● **Required task**: Skip the pictures and repeat each line of the data exactly.

● **Material for this task**:
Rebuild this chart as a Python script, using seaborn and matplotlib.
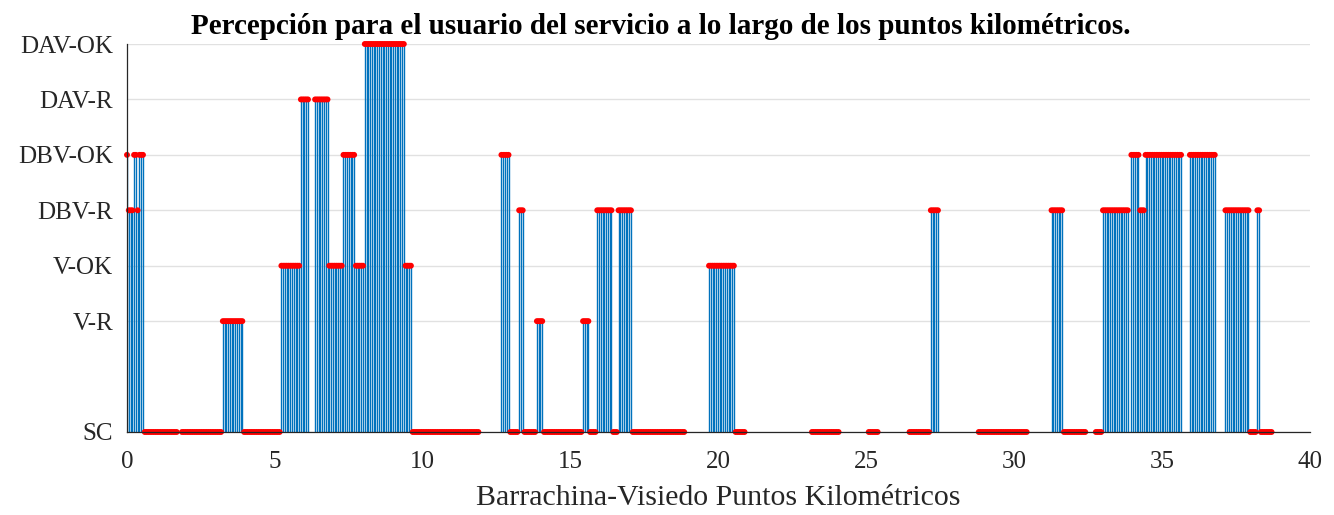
import numpy as np
import pandas as pd
import matplotlib
matplotlib.use("Agg")
import matplotlib.pyplot as plt
import seaborn as sns

# ---- data ----
level_names = ["SC", "V-R", "V-OK", "DBV-R", "DBV-OK", "DAV-R", "DAV-OK"]
level_values = [0, 2, 3, 4, 5, 6, 7]
x_ticks = [0, 5, 10, 15, 20, 25, 30, 35, 40]

# samples every 0.06 km, run-length encoded (label, number of samples); None = no sample
sample_step_km = 0.06
run_labels = [
    "DBV-OK", "DBV-R", "DBV-OK", "DBV-R", "DBV-OK", "SC", None, "SC", "V-R", "SC",
    "V-OK", "DAV-R", None, "DAV-R", "V-OK", "DBV-OK", "V-OK", "DAV-OK", "V-OK", "SC",
    None, "DBV-OK", "SC", "DBV-R", "SC", "V-R", "SC", "V-R", "SC", "DBV-R",
    "SC", "DBV-R", "SC", None, "V-OK", "SC", None, "SC", None, "SC",
    None, "SC", "DBV-R", None, "SC", None, "DBV-R", "SC", None, "SC",
    "DBV-R", None, "DBV-OK", "DBV-R", "DBV-OK", None, "DBV-OK", None, "DBV-R", "SC",
    "DBV-R", "SC",
]
run_counts = [
    1, 3, 2, 1, 3, 19, 2, 23, 12, 21,
    11, 5, 3, 8, 8, 7, 5, 23, 4, 38,
    12, 5, 5, 3, 7, 4, 22, 4, 4, 9,
    3, 8, 30, 13, 15, 6, 37, 16, 16, 6,
    17, 12, 5, 22, 28, 13, 7, 13, 5, 4,
    15, 1, 5, 3, 21, 4, 15, 5, 14, 4,
    2, 7,
]

title_text = "Percepción para el usuario del servicio a lo largo de los puntos kilométricos."
xlabel_text = "Barrachina-Visiedo Puntos Kilométricos"

# ---- expand runs to samples ----
labels = []
for lab, n in zip(run_labels, run_counts):
    labels.extend([lab] * n)
km = np.arange(len(labels)) * sample_step_km
lvl_map = dict(zip(level_names, level_values))
df = pd.DataFrame({"km": km, "label": labels}).dropna()
df["level"] = df["label"].map(lvl_map)

# ---- plot ----
sns.set_theme(style="white")
plt.rcParams["font.family"] = ["Liberation Serif", "DejaVu Serif"]
text_color = "#262626"

fig = plt.figure(figsize=(13.34, 5.15), dpi=100)
ax = fig.add_axes([127 / 1334, (515 - 432) / 515, (1310 - 127) / 1334, (432 - 44) / 515])

ax.vlines(df["km"], 0, df["level"], color="#0072BD", linewidth=1.0, zorder=2)
sns.scatterplot(data=df, x="km", y="level", ax=ax, color="#FF0000", s=18,
                linewidth=0, edgecolor="none", zorder=3, clip_on=False, legend=False)

ax.set_xlim(0, 40)
ax.set_ylim(0, 7)
ax.set_xticks(x_ticks)
ax.set_xticklabels([str(t) for t in x_ticks])
ax.set_yticks(level_values)
ax.set_yticklabels(level_names)

ax.yaxis.grid(True, color="#e1e1e1", linewidth=1.0, zorder=0)
ax.xaxis.grid(False)
ax.set_axisbelow(True)

for s in ["top", "right"]:
    ax.spines[s].set_visible(False)
for s in ["left", "bottom"]:
    ax.spines[s].set_color(text_color)
    ax.spines[s].set_linewidth(0.9)
    ax.spines[s].set_zorder(4)

ax.tick_params(axis="both", direction="in", length=9, width=0.9, color=text_color,
               labelcolor=text_color, labelsize=18)
ax.tick_params(axis="x", pad=14)
ax.tick_params(axis="y", pad=10)

ax.set_xlabel(xlabel_text, fontsize=21.5, color=text_color, labelpad=8)
ax.set_ylabel("")
fig.text(0.495, 1 - 34 / 515, title_text, ha="center", va="baseline", fontsize=21,
         fontweight="bold", color="black")

fig.savefig("out.png", dpi=100, facecolor="white")
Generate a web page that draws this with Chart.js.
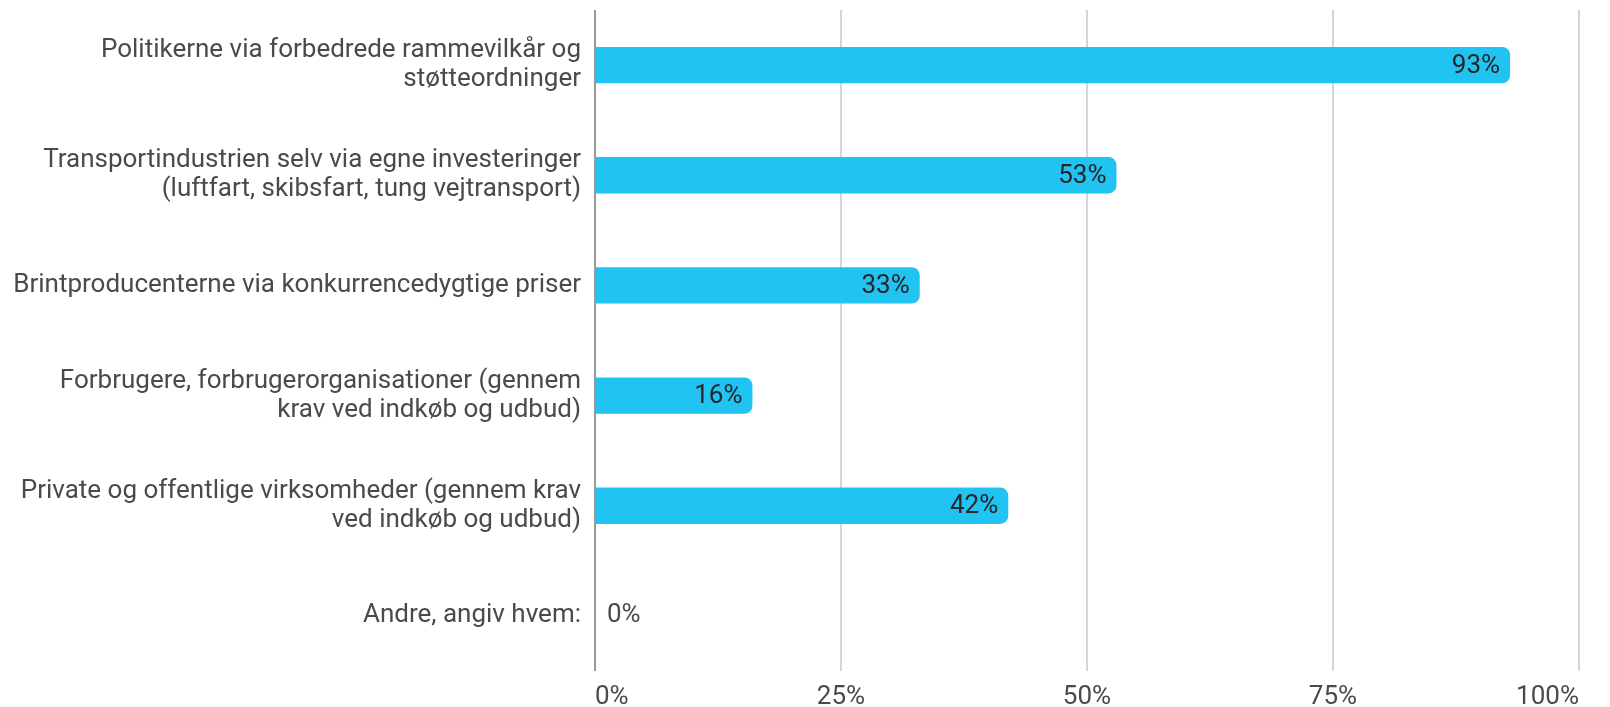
<!DOCTYPE html>
<html>
<head>
<meta charset="utf-8">
<script src="https://cdn.jsdelivr.net/npm/chart.js@4/dist/chart.umd.min.js"></script>
<style>
  html, body { margin: 0; padding: 0; background: #fff; }
  #wrap { width: 1610px; height: 707px; position: relative; }
</style>
</head>
<body>
<div id="wrap"><canvas id="chart"></canvas></div>
<script>
// Horizontal bar chart of survey answers (percent)
const categories = [
  ['Politikerne via forbedrede rammevilkår og', 'støtteordninger'],
  ['Transportindustrien selv via egne investeringer', '(luftfart, skibsfart, tung vejtransport)'],
  'Brintproducenterne via konkurrencedygtige priser',
  ['Forbrugere, forbrugerorganisationer (gennem', 'krav ved indkøb og udbud)'],
  ['Private og offentlige virksomheder (gennem krav', 'ved indkøb og udbud)'],
  'Andre, angiv hvem:'
];
const values = [93, 53, 33, 16, 42, 0];
const tickValues = [0, 25, 50, 75, 100];

const barColor = '#21c3f3';
const textColor = '#4a4a4a';
const fontFamily = 'Roboto, "Noto Sans", sans-serif';

// value labels at the end of each bar
const valueLabels = {
  id: 'valueLabels',
  afterDatasetsDraw(chart) {
    const { ctx } = chart;
    const meta = chart.getDatasetMeta(0);
    ctx.save();
    ctx.textBaseline = 'middle';
    ctx.font = '26px ' + fontFamily;
    meta.data.forEach((bar, i) => {
      const txt = values[i] + '%';
      if (values[i] > 5) {
        ctx.fillStyle = '#262626';
        ctx.textAlign = 'right';
        ctx.fillText(txt, bar.x - 10, bar.y + 1);
      } else {
        ctx.fillStyle = textColor;
        ctx.textAlign = 'left';
        ctx.fillText(txt, bar.x + 12, bar.y);
      }
    });
    ctx.restore();
  }
};

new Chart(document.getElementById('chart'), {
  type: 'bar',
  data: {
    labels: categories,
    datasets: [{
      data: values,
      backgroundColor: barColor,
      borderWidth: 0,
      borderRadius: 8,
      borderSkipped: 'start',
      categoryPercentage: 1,
      barPercentage: 0.33
    }]
  },
  options: {
    indexAxis: 'y',
    responsive: true,
    maintainAspectRatio: false,
    animation: false,
    layout: { padding: { top: 10, right: 31, left: 0, bottom: 0 } },
    plugins: {
      legend: { display: false },
      tooltip: { enabled: false }
    },
    scales: {
      x: {
        min: 0,
        max: 100,
        afterBuildTicks(scale) {
          scale.ticks = tickValues.map(v => ({ value: v }));
        },
        afterFit(scale) {
          scale.height = 36;
          scale.paddingLeft = 0;
          scale.paddingRight = 0;
        },
        grid: {
          color: ctx => ctx.index === 0 ? '#9a9a9a' : '#d6d6d6',
          lineWidth: 2,
          drawTicks: false
        },
        border: { display: false },
        ticks: {
          padding: 11,
          align: 'inner',
          color: textColor,
          font: { family: fontFamily, size: 26 },
          callback: v => v + '%'
        }
      },
      y: {
        afterFit(scale) {
          scale.width = 595;
          scale.paddingTop = 0;
          scale.paddingBottom = 0;
        },
        grid: { display: false, drawTicks: false },
        border: { display: false },
        ticks: {
          padding: 14,
          color: textColor,
          font: { family: fontFamily, size: 26, lineHeight: 1.12 }
        }
      }
    }
  },
  plugins: [valueLabels]
});
</script>
</body>
</html>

● **Reply to the exercise**:
Rebuild this chart as a Python script, using seaborn and matplotlib.
import numpy as np
import pandas as pd
import matplotlib
matplotlib.use("Agg")
import matplotlib.pyplot as plt
import seaborn as sns

# ---- data ----
level_names = ["SC", "V-R", "V-OK", "DBV-R", "DBV-OK", "DAV-R", "DAV-OK"]
level_values = [0, 2, 3, 4, 5, 6, 7]
x_ticks = [0, 5, 10, 15, 20, 25, 30, 35, 40]

# samples every 0.06 km, run-length encoded (label, number of samples); None = no sample
sample_step_km = 0.06
run_labels = [
    "DBV-OK", "DBV-R", "DBV-OK", "DBV-R", "DBV-OK", "SC", None, "SC", "V-R", "SC",
    "V-OK", "DAV-R", None, "DAV-R", "V-OK", "DBV-OK", "V-OK", "DAV-OK", "V-OK", "SC",
    None, "DBV-OK", "SC", "DBV-R", "SC", "V-R", "SC", "V-R", "SC", "DBV-R",
    "SC", "DBV-R", "SC", None, "V-OK", "SC", None, "SC", None, "SC",
    None, "SC", "DBV-R", None, "SC", None, "DBV-R", "SC", None, "SC",
    "DBV-R", None, "DBV-OK", "DBV-R", "DBV-OK", None, "DBV-OK", None, "DBV-R", "SC",
    "DBV-R", "SC",
]
run_counts = [
    1, 3, 2, 1, 3, 19, 2, 23, 12, 21,
    11, 5, 3, 8, 8, 7, 5, 23, 4, 38,
    12, 5, 5, 3, 7, 4, 22, 4, 4, 9,
    3, 8, 30, 13, 15, 6, 37, 16, 16, 6,
    17, 12, 5, 22, 28, 13, 7, 13, 5, 4,
    15, 1, 5, 3, 21, 4, 15, 5, 14, 4,
    2, 7,
]

title_text = "Percepción para el usuario del servicio a lo largo de los puntos kilométricos."
xlabel_text = "Barrachina-Visiedo Puntos Kilométricos"

# ---- expand runs to samples ----
labels = []
for lab, n in zip(run_labels, run_counts):
    labels.extend([lab] * n)
km = np.arange(len(labels)) * sample_step_km
lvl_map = dict(zip(level_names, level_values))
df = pd.DataFrame({"km": km, "label": labels}).dropna()
df["level"] = df["label"].map(lvl_map)

# ---- plot ----
sns.set_theme(style="white")
plt.rcParams["font.family"] = ["Liberation Serif", "DejaVu Serif"]
text_color = "#262626"

fig = plt.figure(figsize=(13.34, 5.15), dpi=100)
ax = fig.add_axes([127 / 1334, (515 - 432) / 515, (1310 - 127) / 1334, (432 - 44) / 515])

ax.vlines(df["km"], 0, df["level"], color="#0072BD", linewidth=1.0, zorder=2)
sns.scatterplot(data=df, x="km", y="level", ax=ax, color="#FF0000", s=18,
                linewidth=0, edgecolor="none", zorder=3, clip_on=False, legend=False)

ax.set_xlim(0, 40)
ax.set_ylim(0, 7)
ax.set_xticks(x_ticks)
ax.set_xticklabels([str(t) for t in x_ticks])
ax.set_yticks(level_values)
ax.set_yticklabels(level_names)

ax.yaxis.grid(True, color="#e1e1e1", linewidth=1.0, zorder=0)
ax.xaxis.grid(False)
ax.set_axisbelow(True)

for s in ["top", "right"]:
    ax.spines[s].set_visible(False)
for s in ["left", "bottom"]:
    ax.spines[s].set_color(text_color)
    ax.spines[s].set_linewidth(0.9)
    ax.spines[s].set_zorder(4)

ax.tick_params(axis="both", direction="in", length=9, width=0.9, color=text_color,
               labelcolor=text_color, labelsize=18)
ax.tick_params(axis="x", pad=14)
ax.tick_params(axis="y", pad=10)

ax.set_xlabel(xlabel_text, fontsize=21.5, color=text_color, labelpad=8)
ax.set_ylabel("")
fig.text(0.495, 1 - 34 / 515, title_text, ha="center", va="baseline", fontsize=21,
         fontweight="bold", color="black")

fig.savefig("out.png", dpi=100, facecolor="white")
Generate a web page that draws this with Chart.js.
<!DOCTYPE html>
<html>
<head>
<meta charset="utf-8">
<script src="https://cdn.jsdelivr.net/npm/chart.js@4/dist/chart.umd.min.js"></script>
<style>
  html, body { margin: 0; padding: 0; background: #fff; }
  #wrap { width: 1610px; height: 707px; position: relative; }
</style>
</head>
<body>
<div id="wrap"><canvas id="chart"></canvas></div>
<script>
// Horizontal bar chart of survey answers (percent)
const categories = [
  ['Politikerne via forbedrede rammevilkår og', 'støtteordninger'],
  ['Transportindustrien selv via egne investeringer', '(luftfart, skibsfart, tung vejtransport)'],
  'Brintproducenterne via konkurrencedygtige priser',
  ['Forbrugere, forbrugerorganisationer (gennem', 'krav ved indkøb og udbud)'],
  ['Private og offentlige virksomheder (gennem krav', 'ved indkøb og udbud)'],
  'Andre, angiv hvem:'
];
const values = [93, 53, 33, 16, 42, 0];
const tickValues = [0, 25, 50, 75, 100];

const barColor = '#21c3f3';
const textColor = '#4a4a4a';
const fontFamily = 'Roboto, "Noto Sans", sans-serif';

// value labels at the end of each bar
const valueLabels = {
  id: 'valueLabels',
  afterDatasetsDraw(chart) {
    const { ctx } = chart;
    const meta = chart.getDatasetMeta(0);
    ctx.save();
    ctx.textBaseline = 'middle';
    ctx.font = '26px ' + fontFamily;
    meta.data.forEach((bar, i) => {
      const txt = values[i] + '%';
      if (values[i] > 5) {
        ctx.fillStyle = '#262626';
        ctx.textAlign = 'right';
        ctx.fillText(txt, bar.x - 10, bar.y + 1);
      } else {
        ctx.fillStyle = textColor;
        ctx.textAlign = 'left';
        ctx.fillText(txt, bar.x + 12, bar.y);
      }
    });
    ctx.restore();
  }
};

new Chart(document.getElementById('chart'), {
  type: 'bar',
  data: {
    labels: categories,
    datasets: [{
      data: values,
      backgroundColor: barColor,
      borderWidth: 0,
      borderRadius: 8,
      borderSkipped: 'start',
      categoryPercentage: 1,
      barPercentage: 0.33
    }]
  },
  options: {
    indexAxis: 'y',
    responsive: true,
    maintainAspectRatio: false,
    animation: false,
    layout: { padding: { top: 10, right: 31, left: 0, bottom: 0 } },
    plugins: {
      legend: { display: false },
      tooltip: { enabled: false }
    },
    scales: {
      x: {
        min: 0,
        max: 100,
        afterBuildTicks(scale) {
          scale.ticks = tickValues.map(v => ({ value: v }));
        },
        afterFit(scale) {
          scale.height = 36;
          scale.paddingLeft = 0;
          scale.paddingRight = 0;
        },
        grid: {
          color: ctx => ctx.index === 0 ? '#9a9a9a' : '#d6d6d6',
          lineWidth: 2,
          drawTicks: false
        },
        border: { display: false },
        ticks: {
          padding: 11,
          align: 'inner',
          color: textColor,
          font: { family: fontFamily, size: 26 },
          callback: v => v + '%'
        }
      },
      y: {
        afterFit(scale) {
          scale.width = 595;
          scale.paddingTop = 0;
          scale.paddingBottom = 0;
        },
        grid: { display: false, drawTicks: false },
        border: { display: false },
        ticks: {
          padding: 14,
          color: textColor,
          font: { family: fontFamily, size: 26, lineHeight: 1.12 }
        }
      }
    }
  },
  plugins: [valueLabels]
});
</script>
</body>
</html>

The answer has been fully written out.